## Short problem:
Copy out the material below in full, but not its images.

## Data provided:
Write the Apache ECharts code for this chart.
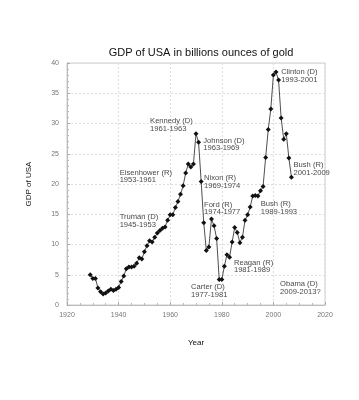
<!DOCTYPE html>
<html><head><meta charset="utf-8">
<script src="https://cdn.jsdelivr.net/npm/echarts@6/dist/echarts.min.js"></script>
<style>html,body{margin:0;padding:0;background:#fff}#c{width:359px;height:400px}</style>
</head><body><div id="c"></div>
<script>
var years = [1929,1930,1931,1932,1933,1934,1935,1936,1937,1938,1939,1940,1941,1942,1943,1944,1945,1946,1947,1948,1949,1950,1951,1952,1953,1954,1955,1956,1957,1958,1959,1960,1961,1962,1963,1964,1965,1966,1967,1968,1969,1970,1971,1972,1973,1974,1975,1976,1977,1978,1979,1980,1981,1982,1983,1984,1985,1986,1987,1988,1989,1990,1991,1992,1993,1994,1995,1996,1997,1998,1999,2000,2001,2002,2003,2004,2005,2006,2007];
var gdpGold = [5.0,4.4,4.4,2.8,2.2,1.8,2.0,2.3,2.6,2.4,2.6,2.9,3.9,4.8,6.0,6.3,6.3,6.4,6.9,7.8,7.6,8.8,9.8,10.6,10.4,11.2,11.9,12.3,12.7,12.9,14.0,14.9,14.9,16.1,17.1,18.3,19.7,21.8,23.3,22.8,23.3,28.3,26.9,20.4,13.6,9.0,9.6,14.2,13.1,11.0,4.2,4.2,6.4,8.3,7.9,10.4,12.8,12.0,10.3,11.2,14.0,14.9,16.2,18.0,18.1,18.0,18.9,19.6,24.4,29.0,32.4,38.0,38.5,37.2,30.9,27.4,28.3,24.3,21.1];
var xTicks = [1920,1940,1960,1980,2000,2020];
var yTicks = [0,5,10,15,20,25,30,35,40];
var presidents = ['Kennedy (D)\n1961-1963','Johnson (D)\n1963-1969','Nixon (R)\n1969-1974','Ford (R)\n1974-1977','Carter (D)\n1977-1981','Reagan (R)\n1981-1989','Bush (R)\n1989-1993','Obama (D)\n2009-2013?','Clinton (D)\n1993-2001','Bush (R)\n2001-2009','Eisenhower (R)\n1953-1961','Truman (D)\n1945-1953'];
var labelAnchors = [[1952.2,31.0],[1972.8,27.8],[1973.1,21.6],[1973.1,17.2],[1968.1,3.55],[1984.7,7.6],[1995.1,17.3],[2002.6,4.1],[2003.0,39.1],[2007.8,23.75],[1940.4,22.5],[1940.4,15.1]];

var font = '"Liberation Sans", Arial, Helvetica, sans-serif';
var chart = echarts.init(document.getElementById('c'), null, {renderer:'canvas'});
var lineData = years.map(function(y,i){return [y, gdpGold[i]];});
var annData = presidents.map(function(t,i){return {value:labelAnchors[i], name:t};});
chart.setOption({
  backgroundColor:'#fff',
  animation:false,
  title:{text:'GDP of USA in billions ounces of gold', left:196, textAlign:'center', top:42,
    textStyle:{fontFamily:font, fontSize:11, fontWeight:'normal', color:'#111'}},
  grid:{left:67, right:34, top:63, bottom:95, show:true, borderColor:'#ccc', borderWidth:1},
  xAxis:{type:'value', min:1920, max:2020, interval:20,
    name:'Year', nameLocation:'middle', nameGap:34,
    nameTextStyle:{fontFamily:font, fontSize:8, color:'#111'},
    axisLine:{lineStyle:{color:'#bbb', width:1}},
    axisTick:{inside:true, length:3, lineStyle:{color:'#aaa'}},
    minorTick:{show:true, splitNumber:4, length:2, lineStyle:{color:'#bbb'}},
    axisLabel:{fontFamily:font, fontSize:7, color:'#777', margin:7,
      formatter:function(v){return xTicks.indexOf(v) >= 0 ? String(v) : '';}},
    splitLine:{show:true, lineStyle:{color:'#ddd', type:[2,2]}}},
  yAxis:{type:'value', min:0, max:40, interval:5,
    name:'GDP of USA', nameLocation:'middle', nameGap:34, nameRotate:90,
    nameTextStyle:{fontFamily:font, fontSize:8, color:'#111'},
    axisLine:{show:true, lineStyle:{color:'#bbb', width:1}},
    axisTick:{show:true, inside:true, length:3, lineStyle:{color:'#aaa'}},
    minorTick:{show:true, splitNumber:5, length:2, lineStyle:{color:'#bbb'}},
    axisLabel:{fontFamily:font, fontSize:7, color:'#777', margin:8,
      formatter:function(v){return yTicks.indexOf(v) >= 0 ? String(v) : '';}},
    splitLine:{show:true, lineStyle:{color:'#ddd', type:[2,2]}}},
  series:[
    {type:'line', data:lineData, symbol:'diamond', symbolSize:5,
      lineStyle:{color:'#222', width:0.8}, itemStyle:{color:'#111'}},
    {type:'scatter', data:annData, symbolSize:0, silent:true,
      label:{show:true, position:[0,0], align:'left', verticalAlign:'top',
        formatter:function(p){return p.name;},
        fontFamily:font, fontSize:7.6, lineHeight:7.5, color:'#111'}}
  ]
});
</script></body></html>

## Answer to this exercise:
Write the Apache ECharts code for this chart.
<!DOCTYPE html>
<html><head><meta charset="utf-8">
<script src="https://cdn.jsdelivr.net/npm/echarts@6/dist/echarts.min.js"></script>
<style>html,body{margin:0;padding:0;background:#fff}#c{width:359px;height:400px}</style>
</head><body><div id="c"></div>
<script>
var years = [1929,1930,1931,1932,1933,1934,1935,1936,1937,1938,1939,1940,1941,1942,1943,1944,1945,1946,1947,1948,1949,1950,1951,1952,1953,1954,1955,1956,1957,1958,1959,1960,1961,1962,1963,1964,1965,1966,1967,1968,1969,1970,1971,1972,1973,1974,1975,1976,1977,1978,1979,1980,1981,1982,1983,1984,1985,1986,1987,1988,1989,1990,1991,1992,1993,1994,1995,1996,1997,1998,1999,2000,2001,2002,2003,2004,2005,2006,2007];
var gdpGold = [5.0,4.4,4.4,2.8,2.2,1.8,2.0,2.3,2.6,2.4,2.6,2.9,3.9,4.8,6.0,6.3,6.3,6.4,6.9,7.8,7.6,8.8,9.8,10.6,10.4,11.2,11.9,12.3,12.7,12.9,14.0,14.9,14.9,16.1,17.1,18.3,19.7,21.8,23.3,22.8,23.3,28.3,26.9,20.4,13.6,9.0,9.6,14.2,13.1,11.0,4.2,4.2,6.4,8.3,7.9,10.4,12.8,12.0,10.3,11.2,14.0,14.9,16.2,18.0,18.1,18.0,18.9,19.6,24.4,29.0,32.4,38.0,38.5,37.2,30.9,27.4,28.3,24.3,21.1];
var xTicks = [1920,1940,1960,1980,2000,2020];
var yTicks = [0,5,10,15,20,25,30,35,40];
var presidents = ['Kennedy (D)\n1961-1963','Johnson (D)\n1963-1969','Nixon (R)\n1969-1974','Ford (R)\n1974-1977','Carter (D)\n1977-1981','Reagan (R)\n1981-1989','Bush (R)\n1989-1993','Obama (D)\n2009-2013?','Clinton (D)\n1993-2001','Bush (R)\n2001-2009','Eisenhower (R)\n1953-1961','Truman (D)\n1945-1953'];
var labelAnchors = [[1952.2,31.0],[1972.8,27.8],[1973.1,21.6],[1973.1,17.2],[1968.1,3.55],[1984.7,7.6],[1995.1,17.3],[2002.6,4.1],[2003.0,39.1],[2007.8,23.75],[1940.4,22.5],[1940.4,15.1]];

var font = '"Liberation Sans", Arial, Helvetica, sans-serif';
var chart = echarts.init(document.getElementById('c'), null, {renderer:'canvas'});
var lineData = years.map(function(y,i){return [y, gdpGold[i]];});
var annData = presidents.map(function(t,i){return {value:labelAnchors[i], name:t};});
chart.setOption({
  backgroundColor:'#fff',
  animation:false,
  title:{text:'GDP of USA in billions ounces of gold', left:196, textAlign:'center', top:42,
    textStyle:{fontFamily:font, fontSize:11, fontWeight:'normal', color:'#111'}},
  grid:{left:67, right:34, top:63, bottom:95, show:true, borderColor:'#ccc', borderWidth:1},
  xAxis:{type:'value', min:1920, max:2020, interval:20,
    name:'Year', nameLocation:'middle', nameGap:34,
    nameTextStyle:{fontFamily:font, fontSize:8, color:'#111'},
    axisLine:{lineStyle:{color:'#bbb', width:1}},
    axisTick:{inside:true, length:3, lineStyle:{color:'#aaa'}},
    minorTick:{show:true, splitNumber:4, length:2, lineStyle:{color:'#bbb'}},
    axisLabel:{fontFamily:font, fontSize:7, color:'#777', margin:7,
      formatter:function(v){return xTicks.indexOf(v) >= 0 ? String(v) : '';}},
    splitLine:{show:true, lineStyle:{color:'#ddd', type:[2,2]}}},
  yAxis:{type:'value', min:0, max:40, interval:5,
    name:'GDP of USA', nameLocation:'middle', nameGap:34, nameRotate:90,
    nameTextStyle:{fontFamily:font, fontSize:8, color:'#111'},
    axisLine:{show:true, lineStyle:{color:'#bbb', width:1}},
    axisTick:{show:true, inside:true, length:3, lineStyle:{color:'#aaa'}},
    minorTick:{show:true, splitNumber:5, length:2, lineStyle:{color:'#bbb'}},
    axisLabel:{fontFamily:font, fontSize:7, color:'#777', margin:8,
      formatter:function(v){return yTicks.indexOf(v) >= 0 ? String(v) : '';}},
    splitLine:{show:true, lineStyle:{color:'#ddd', type:[2,2]}}},
  series:[
    {type:'line', data:lineData, symbol:'diamond', symbolSize:5,
      lineStyle:{color:'#222', width:0.8}, itemStyle:{color:'#111'}},
    {type:'scatter', data:annData, symbolSize:0, silent:true,
      label:{show:true, position:[0,0], align:'left', verticalAlign:'top',
        formatter:function(p){return p.name;},
        fontFamily:font, fontSize:7.6, lineHeight:7.5, color:'#111'}}
  ]
});
</script></body></html>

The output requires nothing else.